His goal is wildly ambitious -- in large part because of how little is really understood about the central nervous system, which consists of the brain and spinal cord, and its healing mechanisms. "We're just scratching the surface of what's going on," says Steve Williams, a specialist in spinal cord injury and rehabilitation at Boston Medical Center. "It's like studying deep space -- like a big black hole. How does it really work?"

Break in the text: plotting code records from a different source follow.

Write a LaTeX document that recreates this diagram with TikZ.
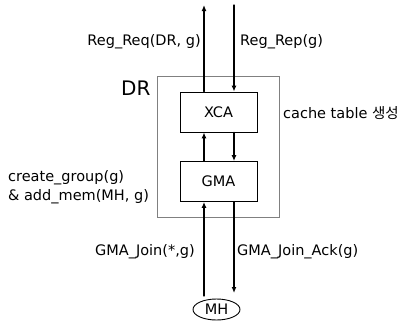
\documentclass[tikz,border=0pt]{standalone}
\usepackage{fontspec}
\setmainfont{DejaVu Sans}
\newfontfamily\krfont{Noto Sans CJK KR}
\usetikzlibrary{arrows.meta,shapes.geometric}

\begin{document}
\begin{tikzpicture}[x=1pt,y=-1pt,>={Latex[length=6pt,width=5pt]},
  font=\fontsize{14.5}{19}\selectfont,line cap=round,
  blk/.style={draw,line width=0.9pt,minimum width=77pt,minimum height=40pt,inner sep=0pt},
  msg/.style={->,line width=1.3pt},
  lbl/.style={inner sep=0pt}]
\useasboundingbox (0,0) rectangle (405,330);
% DR and its two agents
\node[draw=black!50,line width=0.8pt,minimum width=122pt,minimum height=141pt,inner sep=0pt] (dr) at (218.5,147) {};
\node[anchor=east,font=\fontsize{20}{22}\selectfont] (drlbl) at (154,88) {DR};
\node[blk] (xca) at (218.5,112) {XCA};
\node[blk] (gma) at (218.5,181.5) {GMA};
\node[draw,ellipse,line width=0.9pt,minimum width=47pt,minimum height=21pt,inner sep=0pt] (mh) at (216.5,309.5) {MH};
% free ends
\coordinate (reqend) at (204,5);
\coordinate (repend) at (234,5);
\coordinate (joinend) at (204,296);
\coordinate (ackend) at (234,293);
% messages
\draw[msg] (xca.north -| reqend) -- (reqend);
\draw[msg] (repend) -- (xca.north -| repend);
\draw[msg] (gma.north -| reqend) -- (xca.south -| reqend);
\draw[msg] (xca.south -| repend) -- (gma.north -| repend);
\draw[msg] (joinend) -- (gma.south -| joinend);
\draw[msg] (gma.south -| ackend) -- (ackend);
% labels
\node[lbl,anchor=east] (reqlbl) at (201,42) {Reg\_Req(DR, g)};
\node[lbl,anchor=west] (replbl) at (240,42) {Reg\_Rep(g)};
\node[lbl,anchor=west] (cachelbl) at (283,113) {cache table {\krfont 생성}};
\node[lbl,anchor=west,align=left] (grplbl) at (8,187.5) {create\_group(g)\\\& add\_mem(MH, g)};
\node[lbl,anchor=east] (joinlbl) at (195,252) {GMA\_Join(*,g)};
\node[lbl,anchor=west] (acklbl) at (237,252) {GMA\_Join\_Ack(g)};
\end{tikzpicture}
\end{document}
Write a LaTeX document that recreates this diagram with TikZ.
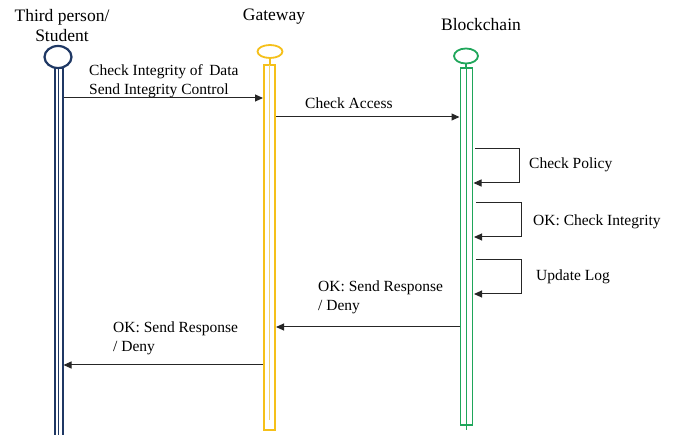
\documentclass[tikz,border=0pt]{standalone}
\usepackage{fontspec}
\setmainfont{Liberation Serif}
\usetikzlibrary{arrows.meta}
\definecolor{navy}{HTML}{1F3864}
\definecolor{gold}{HTML}{F5C01A}
\definecolor{lgold}{HTML}{F2D36B}
\definecolor{grn}{HTML}{1FA65A}
\tikzset{
  head/.style={font=\fontsize{17.5}{20}\selectfont, align=center, inner sep=0pt},
  msg/.style={font=\fontsize{15.5}{18.5}\selectfont, align=left, inner sep=0pt},
  arr/.style={-{Triangle[length=8pt,width=7pt]}, line width=1pt, black!85},
  loop/.style={-{Triangle[length=8pt,width=7pt]}, line width=1pt, black!85},
}
\begin{document}
\begin{tikzpicture}[x=1pt,y=-1pt]
\useasboundingbox (0,0) rectangle (673,435);
% headers
\node[head] (hs) at (62,26) {Third person/\\Student};
\node[head] (hg) at (274,17) {Gateway};
\node[head] (hb) at (481,25) {Blockchain};
% Student lifeline
\draw[navy, line width=2.2pt] (58,57) ellipse (13.5 and 11);
\draw[navy, line width=2pt] (54.5,68) rectangle (62.5,440);
\draw[navy, line width=1.2pt] (58.5,68) -- (58.5,440);
% Gateway lifeline
\draw[gold, line width=1.8pt] (270,51.5) ellipse (12.5 and 6.5);
\draw[gold, line width=1.2pt] (270,58) -- (270,65);
\draw[gold, line width=1.8pt] (264,65) rectangle (275,430);
\draw[lgold, line width=1pt] (269.5,65) -- (269.5,420);
% Blockchain lifeline
\draw[grn, line width=1.8pt] (466,56) ellipse (12 and 7.5);
\draw[grn, line width=1.2pt] (466,63.5) -- (466,68);
\draw[grn, line width=1.8pt] (460.5,68) rectangle (472.5,425);
\draw[grn, line width=1.3pt] (466.5,68) -- (466.5,430);
% coordinates
\coordinate (s1) at (63.5,98);
\coordinate (g1) at (263,98);
\coordinate (g2) at (276,117);
\coordinate (b2) at (459.5,117);
\coordinate (p1) at (475,149);
\coordinate (p2) at (519,149);
\coordinate (p3) at (519,183);
\coordinate (p4) at (473.5,183);
\coordinate (i1) at (476,203);
\coordinate (i2) at (521,203);
\coordinate (i3) at (521,237);
\coordinate (i4) at (474,237);
\coordinate (u1) at (476,260);
\coordinate (u2) at (521,260);
\coordinate (u3) at (521,294);
\coordinate (u4) at (474,294);
\coordinate (b5) at (459.5,327);
\coordinate (g5) at (276,327);
\coordinate (g6) at (263,365);
\coordinate (s6) at (63.5,365);
% messages
\draw[arr] (s1) -- (g1);
\node[msg, anchor=west] (m1) at (89,81) {Check Integrity of\, Data\\Send Integrity Control};
\draw[arr] (g2) -- (b2);
\node[msg, anchor=west] (m2) at (305,103) {Check Access};
\draw[loop] (p1) -- (p2) -- (p3) -- (p4);
\node[msg, anchor=west] (m3) at (529,164.5) {Check Policy};
\draw[loop] (i1) -- (i2) -- (i3) -- (i4);
\node[msg, anchor=west] (m4) at (533,221.5) {OK: Check Integrity};
\draw[loop] (u1) -- (u2) -- (u3) -- (u4);
\node[msg, anchor=west] (m5) at (536,276.5) {Update Log};
\draw[arr] (b5) -- (g5);
\node[msg, anchor=west] (m6) at (318,297.5) {OK: Send Response\\/ Deny};
\draw[arr] (g6) -- (s6);
\node[msg, anchor=west] (m7) at (113,338.5) {OK: Send Response\\/ Deny};
\end{tikzpicture}
\end{document}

The spinal cord may be best understood as a thick data cable that processes and transmits the constant stream of electrical impulses that flow between your brain and the rest of your body, enabling motion and sensation. Motor signals move downstream, from the brain, and sensory signals move from the rest of the body up. The center of the cord is gray matter -- essentially an extension of the brain, like a tail -- that is sheathed in fibrous white matter, with long, thin nerve fibers called axons shooting out at intervals to wire every part of the body.

Normally, the sensitive cord tissue is protected by the flexible stack of 33 bones that make up the spinal column. But when these bones are knocked out of line -- auto accidents are the most common cause -- the cord inside may be bruised, stretched, cut, or even severed. The result: The flow of signals up and down is impeded or blocked completely at the level of the injury, leaving most victims of SCI with some degree of paralysis. Upon discharge from the hospital, more than 25 percent of SCI patients have complete paraplegia, meaning they are unable to feel or move their legs; more than 20 percent suffer from complete tetraplegia, or paralysis in all four limbs and the torso.

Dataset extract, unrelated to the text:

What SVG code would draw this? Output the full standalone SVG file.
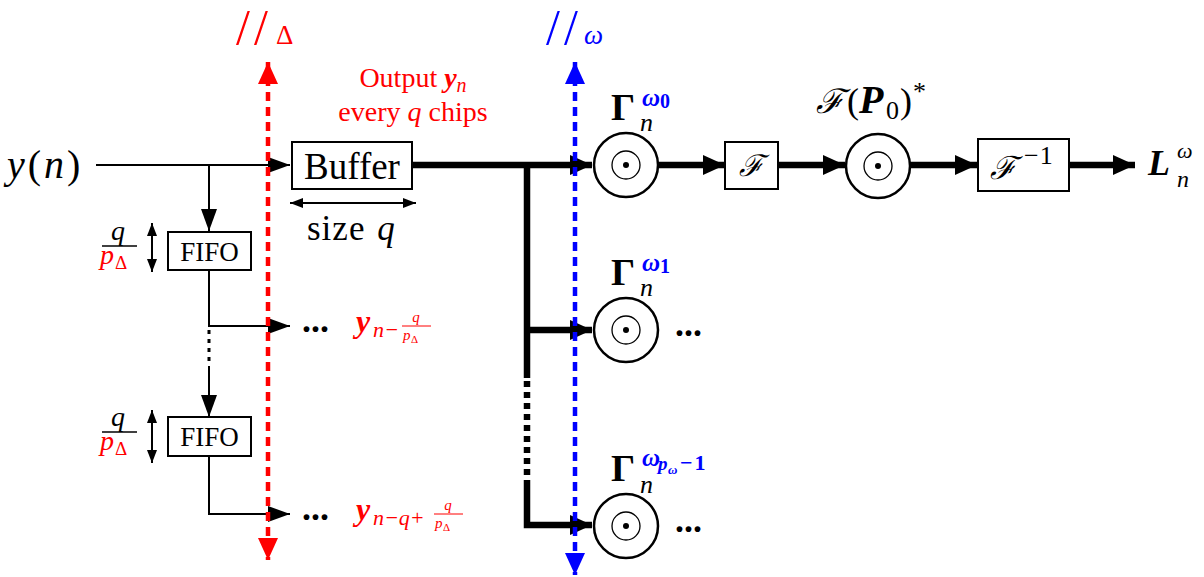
<svg xmlns="http://www.w3.org/2000/svg" width="1204" height="577" viewBox="0 0 1204 577">
<style>
.t{font-family:"Liberation Serif","DejaVu Serif",serif;fill:#000}
.i{font-style:italic}
.b{font-weight:bold}
.r{fill:#ff0000}
.bl{fill:#0000ff}
.box{fill:#fff;stroke:#000;stroke-width:2}
.thin{fill:none;stroke:#000;stroke-width:2}
.thick{fill:none;stroke:#000;stroke-width:6.5}
.circ{fill:#fff;stroke:#000;stroke-width:2.5}
.dots{font-family:"Liberation Serif",serif;font-weight:bold;font-size:36px;fill:#000}
</style>
<defs>
<marker id="at" markerUnits="userSpaceOnUse" markerWidth="22" markerHeight="16" refX="22" refY="8" orient="auto"><path d="M0,0 L22,8 L0,16 z" fill="#000"/></marker>
<marker id="aT" markerUnits="userSpaceOnUse" markerWidth="22" markerHeight="20" refX="22" refY="10" orient="auto"><path d="M0,0 L22,10 L0,20 z" fill="#000"/></marker>
<marker id="as" markerUnits="userSpaceOnUse" markerWidth="13" markerHeight="10" refX="13" refY="5" orient="auto-start-reverse"><path d="M0,0 L13,5 L0,10 z" fill="#000"/></marker>
<marker id="ar" markerUnits="userSpaceOnUse" markerWidth="22" markerHeight="20" refX="22" refY="10" orient="auto-start-reverse"><path d="M0,0 L22,10 L0,20 z" fill="#ff0000"/></marker>
<marker id="ab" markerUnits="userSpaceOnUse" markerWidth="22" markerHeight="20" refX="22" refY="10" orient="auto-start-reverse"><path d="M0,0 L22,10 L0,20 z" fill="#0000ff"/></marker>
</defs>

<g id="input"><text class="t" x="7" y="178" font-size="40" letter-spacing="3"><tspan class="i">y</tspan>(<tspan class="i">n</tspan>)</text></g>

<g id="connectors">
<path class="thin" d="M96,165 H290" marker-end="url(#at)"/>
<path class="thin" d="M209,165 V231" marker-end="url(#at)"/>
<path class="thin" d="M209,270 V326 H290" marker-end="url(#at)"/>
<path d="M209,330 V366" fill="none" stroke="#000" stroke-width="3" stroke-dasharray="4,5"/>
<path class="thin" d="M209,366 V417" marker-end="url(#at)"/>
<path class="thin" d="M209,456 V514 H290" marker-end="url(#at)"/>
<path class="thin" d="M290,203 H416" marker-start="url(#as)" marker-end="url(#as)"/>
<path class="thin" d="M152,223 V272" marker-start="url(#as)" marker-end="url(#as)"/>
<path class="thin" d="M152,410 V463" marker-start="url(#as)" marker-end="url(#as)"/>
<path class="thick" d="M412,165 H592" marker-end="url(#aT)"/>
<path class="thick" d="M527,165 V378"/>
<path class="thick" d="M527,330 H592" marker-end="url(#aT)"/>
<path d="M527,381 V480" fill="none" stroke="#000" stroke-width="6.5" stroke-dasharray="6,5"/>
<path class="thick" d="M527,480 V525 H592" marker-end="url(#aT)"/>
<path class="thick" d="M658,165 H725" marker-end="url(#aT)"/>
<path class="thick" d="M778,165 H845" marker-end="url(#aT)"/>
<path class="thick" d="M910,165 H977" marker-end="url(#aT)"/>
<path class="thick" d="M1069,165 H1135" marker-end="url(#aT)"/>
</g>

<g id="buffer"><rect class="box" x="292" y="142" width="120" height="47"/><text class="t" x="352" y="179" font-size="37" text-anchor="middle">Buffer</text></g>
<g id="size"><text class="t" x="307" y="240" font-size="35" letter-spacing="1" word-spacing="2">size <tspan class="i">q</tspan></text></g>
<g id="output-label"><text class="t r" x="413" y="87" font-size="28" text-anchor="middle">Output <tspan class="b i">y</tspan><tspan class="i" font-size="20" dy="5">n</tspan></text><text class="t r" x="413" y="121" font-size="28" text-anchor="middle">every <tspan class="i">q</tspan> chips</text></g>

<g id="fifo1"><rect class="box" x="168" y="232" width="83" height="38"/><text class="t" x="209.5" y="261" font-size="27" text-anchor="middle">FIFO</text></g>
<g id="fifo2"><rect class="box" x="168" y="417" width="83" height="39"/><text class="t" x="209.5" y="446" font-size="27" text-anchor="middle">FIFO</text></g>

<g id="frac1"><text class="t i" x="118" y="240" font-size="28" text-anchor="middle">q</text><line x1="102" y1="246" x2="137" y2="246" stroke="#000" stroke-width="1.5"/><text class="t i r" x="100" y="264" font-size="28">p</text><text class="t r" x="115" y="269" font-size="19">Δ</text></g>
<g id="frac2"><text class="t i" x="118" y="426" font-size="28" text-anchor="middle">q</text><line x1="102" y1="432" x2="137" y2="432" stroke="#000" stroke-width="1.5"/><text class="t i r" x="100" y="450" font-size="28">p</text><text class="t r" x="115" y="455" font-size="19">Δ</text></g>

<g id="out1"><text class="dots" x="302" y="332">...</text><text class="t b i r" x="356" y="332" font-size="32">y</text><text class="t i r" x="373" y="337" font-size="22">n−</text><text class="t i r" x="416" y="322" font-size="15" text-anchor="middle">q</text><line x1="402" y1="326" x2="431" y2="326" stroke="#ff0000" stroke-width="1"/><text class="t i r" x="403" y="340" font-size="15">p</text><text class="t r" x="411" y="343" font-size="11">Δ</text></g>
<g id="out2"><text class="dots" x="302" y="520">...</text><text class="t b i r" x="356" y="520" font-size="32">y</text><text class="t i r" x="373" y="525" font-size="22">n−q+</text><text class="t i r" x="448" y="510" font-size="15" text-anchor="middle">q</text><line x1="434" y1="514" x2="463" y2="514" stroke="#ff0000" stroke-width="1"/><text class="t i r" x="435" y="528" font-size="15">p</text><text class="t r" x="443" y="531" font-size="11">Δ</text></g>

<g id="mult0"><circle class="circ" cx="626" cy="165" r="32"/><circle cx="626" cy="165" r="14" fill="none" stroke="#000" stroke-width="1.3"/><circle cx="626" cy="165" r="3" fill="#000"/>
<text class="t b" x="611" y="120" font-size="38">Γ</text><text class="t i" x="640" y="131" font-size="26">n</text><text class="t b i bl" x="642" y="106" font-size="25">ω<tspan font-style="normal" font-size="20" dy="2">0</tspan></text></g>
<g id="mult1"><circle class="circ" cx="626" cy="330" r="32"/><circle cx="626" cy="330" r="14" fill="none" stroke="#000" stroke-width="1.3"/><circle cx="626" cy="330" r="3" fill="#000"/>
<text class="t b" x="611" y="285" font-size="38">Γ</text><text class="t i" x="640" y="296" font-size="26">n</text><text class="t b i bl" x="642" y="271" font-size="25">ω<tspan font-style="normal" font-size="20" dy="2">1</tspan></text><text class="dots" x="675" y="336">...</text></g>
<g id="mult2"><circle class="circ" cx="626" cy="526" r="32"/><circle cx="626" cy="526" r="14" fill="none" stroke="#000" stroke-width="1.3"/><circle cx="626" cy="526" r="3" fill="#000"/>
<text class="t b" x="611" y="481" font-size="38">Γ</text><text class="t i" x="640" y="493" font-size="26">n</text><text class="t b i bl" x="642" y="466" font-size="25">ω</text><text class="t b i bl" x="658" y="470" font-size="19">p</text><text class="t b i bl" x="668" y="474" font-size="13">ω</text><text class="t b bl" x="680" y="470" font-size="22" letter-spacing="2">−1</text><text class="dots" x="675" y="532">...</text></g>

<g id="fft"><rect class="box" x="725" y="142" width="53" height="47"/><text class="t i" x="751" y="176" font-size="30" text-anchor="middle">ℱ</text></g>
<g id="mult3"><circle class="circ" cx="878" cy="166" r="32"/><circle cx="878" cy="166" r="14" fill="none" stroke="#000" stroke-width="1.3"/><circle cx="878" cy="166" r="3" fill="#000"/>
<text class="t i" x="816" y="113" font-size="34">ℱ</text><text class="t" x="847" y="113" font-size="36">(</text><text class="t b i" x="859" y="113" font-size="40">P</text><text class="t" x="886" y="119" font-size="26">0</text><text class="t" x="900" y="113" font-size="36">)</text><text class="t" x="913" y="100" font-size="26">*</text></g>
<g id="ifft"><rect class="box" x="978" y="139" width="91" height="52"/><text class="t i" x="990" y="179" font-size="32">ℱ</text><text class="t" x="1024" y="164" font-size="26" letter-spacing="1">−1</text></g>
<g id="output"><text class="t b i" x="1148" y="175" font-size="36">L</text><text class="t i" x="1177" y="158" font-size="22">ω</text><text class="t i" x="1177" y="187" font-size="24">n</text></g>

<g id="delta-line"><path d="M268,62 V560" fill="none" stroke="#ff0000" stroke-width="4.5" stroke-dasharray="9,6" marker-start="url(#ar)" marker-end="url(#ar)"/><text class="t r" x="236" y="44" font-size="50" letter-spacing="4">//</text><text class="t r" x="276" y="44" font-size="27">Δ</text></g>
<g id="omega-line"><path d="M575,62 V575" fill="none" stroke="#0000ff" stroke-width="4.5" stroke-dasharray="9,6" marker-start="url(#ab)" marker-end="url(#ab)"/><text class="t bl" x="546" y="44" font-size="50" letter-spacing="4">//</text><text class="t i bl" x="584" y="44" font-size="27">ω</text></g>
</svg>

Physical therapy aimed at rebuilding neural pathways can often improve a patient's level of functioning in the months and years after a spinal cord injury. But Reynolds believes that his company's technology can give SCI victims a better shot at recovery by taking advantage of the window of opportunity that exists in the immediate aftermath of the injury. At that point, there is often still enough surviving spinal cord tissue to allow for a sort of neural workaround, a rerouting of signals to maintain the flow of sensory and motor signals below the wound. But in the following hours and days, the body's self-defense mechanisms backfire: White blood cells come in to clean up dead tissue, which causes massive inflammation, which in turn triggers healthy cells in the surrounding tissue to self-destruct in a process called apoptosis. This secondary injury amplifies the original wound and the corresponding loss of function, creating a true dead area in the spinal cord that defies rehabilitation.